Brussels has joined a host of member states, including Germany, France Spain, Italy and Poland, in issuing green debt. Demand for green securities has been intense owing to the fund management industry’s focus on environmental, social and governance-focused investing, or ESG.

The EU joined other recent issuers in attracting a price premium for its green bond, meaning it achieved a slightly lower funding cost at Tuesday’s sale, according to ABN Amro rates strategist Floortje Merten. The yield of about 0.43 per cent represents a borrowing cost of about 0.02 percentage points under what would be expected for an equivalent conventional bond, she said.

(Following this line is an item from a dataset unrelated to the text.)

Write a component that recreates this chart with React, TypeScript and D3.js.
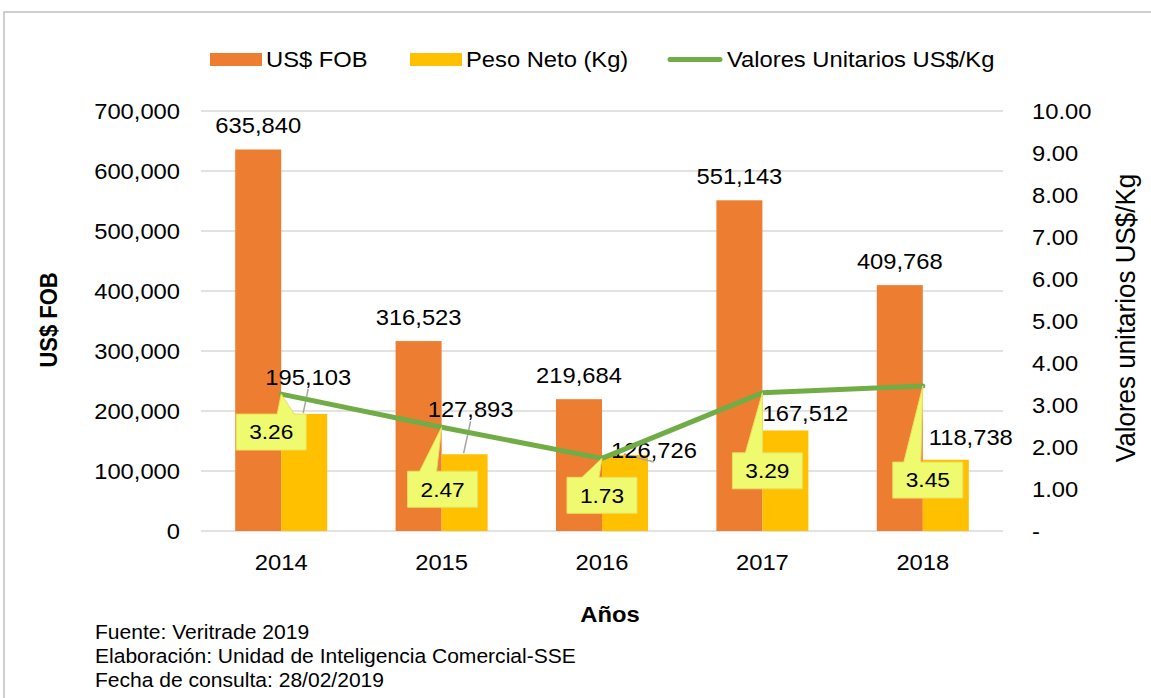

Still, the rapid growth of the green bond market, not least owing to Brussels’ ambitious issuance plans, is likely to alleviate the relative scarcity of green sovereign debt. “As the amount of green bonds grows, the ‘greenium’ could come under pressure,” Merten said. “It’s something we have seen happen in the corporate bond world.”

Brussels’ green bonds will be based largely on the EU’s sustainable finance rules known as the taxonomy, although this has yet to be finalised as governments are split over whether to include gas and nuclear as green activity.

As part of its recovery fund, the EC will screen national spending plans in a bid to ensure the cash is used to fund genuine environmental projects, while aiming to stamp out so-called greenwashing. Member states must spend at least 36 per cent of their national recovery envelopes on green spending.